Prior art systems for data communication over electric power distribution lines, for example between a low-voltage transformer station and a house connection unit and/or within a house, commonly use at least one master station and slave modems which have to register to the master station. The same network architecture is also used for broadband data communications over the electricity distribution inside the house.
Such systems are based either on time division multiple access (TDMA) and/or use orthogonal frequency division multiplexing (OFDM) techniques. Although OFDM techniques allow for higher data rates than time division multiple access techniques, they have a major drawback in that they have poor stop-band attenuation.

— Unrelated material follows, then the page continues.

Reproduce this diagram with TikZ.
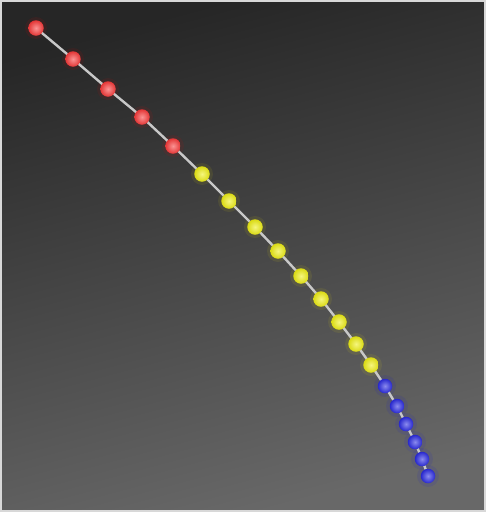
\documentclass[tikz,border=0pt]{standalone}
\usetikzlibrary{shadings}
\definecolor{bgtop}{HTML}{262626}
\definecolor{bgbot}{HTML}{686868}
\definecolor{rodc}{HTML}{C8C8C8}
\definecolor{redb}{HTML}{F73A3A}
\definecolor{yelb}{HTML}{EDED14}
\definecolor{blub}{HTML}{2B2BE0}
\definecolor{framec}{HTML}{D8D8D8}
\tikzset{
  bead/.style={circle, inner sep=0pt, minimum size=15.5pt, shading=radial,
    inner color=#1!55!white, outer color=#1!92!black},
  redbead/.style={bead=redb},
  yelbead/.style={bead=yelb},
  blubead/.style={bead=blub, minimum size=14.5pt},
  rod/.style={draw=rodc, line width=2.4pt},
  glow/.style={circle, inner sep=0pt, minimum size=22pt, fill=#1, fill opacity=0.08}
}
\begin{document}
\begin{tikzpicture}[x=1pt,y=-1pt]
\useasboundingbox (0,0) rectangle (486,512);
\shade[shading=axis, top color=bgtop, bottom color=bgbot, shading angle=15] (0,0) rectangle (486,512);
\draw[framec, line width=2pt] (1,1) rectangle (485,511);
% glows
\foreach \p in {(36,28),(73,59),(108,89),(142,117),(173,146)} \node[glow=red] at \p {};
\foreach \p in {(202,174),(229,201),(255,227),(278,251),(301,276),(321,299),(339,322),(356,344),(371,365)} \node[glow=yellow] at \p {};
\foreach \p in {(385,386),(397,406),(406,424),(415,442),(422,459),(428,476)} \node[glow=blue] at \p {};
% coordinates for beads
\coordinate (cr1) at (36,28);
\coordinate (cr2) at (73,59);
\coordinate (cr3) at (108,89);
\coordinate (cr4) at (142,117);
\coordinate (cr5) at (173,146);
\coordinate (cy1) at (202,174);
\coordinate (cy2) at (229,201);
\coordinate (cy3) at (255,227);
\coordinate (cy4) at (278,251);
\coordinate (cy5) at (301,276);
\coordinate (cy6) at (321,299);
\coordinate (cy7) at (339,322);
\coordinate (cy8) at (356,344);
\coordinate (cy9) at (371,365);
\coordinate (cb1) at (385,386);
\coordinate (cb2) at (397,406);
\coordinate (cb3) at (406,424);
\coordinate (cb4) at (415,442);
\coordinate (cb5) at (422,459);
\coordinate (cb6) at (428,476);
\draw[rod] (cr1) -- (cr2) -- (cr3) -- (cr4) -- (cr5) -- (cy1) -- (cy2) -- (cy3) -- (cy4) -- (cy5) -- (cy6) -- (cy7) -- (cy8) -- (cy9) -- (cb1) -- (cb2) -- (cb3) -- (cb4) -- (cb5) -- (cb6);
\foreach \i in {1,...,5} \node[redbead] (r\i) at (cr\i) {};
\foreach \i in {1,...,9} \node[yelbead] (y\i) at (cy\i) {};
\foreach \i in {1,...,6} \node[blubead] (b\i) at (cb\i) {};
\end{tikzpicture}
\end{document}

Disadvantages of the master-slave approach are that the transmit level of the master station must be high enough to allow to reach the most distant slave modem and that the communication bandwidth must be shared between several slave modems.
Main disadvantages of the prior art systems for data communication over electric power distribution lines are:                a high transmit level needed to reach the most distant slave modem, resulting in corresponding electromagnetic radiation emissions,        complex random access schemes required to control the permission to transmit of the slave modems,        the master station represents a single point of failure, and        the need for time synchronization between different master stations to avoid interferences between the ongoing simultaneous power line communications, if several power line master-slave systems are used at the same time.        
These drawbacks are main barriers to the broad deployment of power line communication.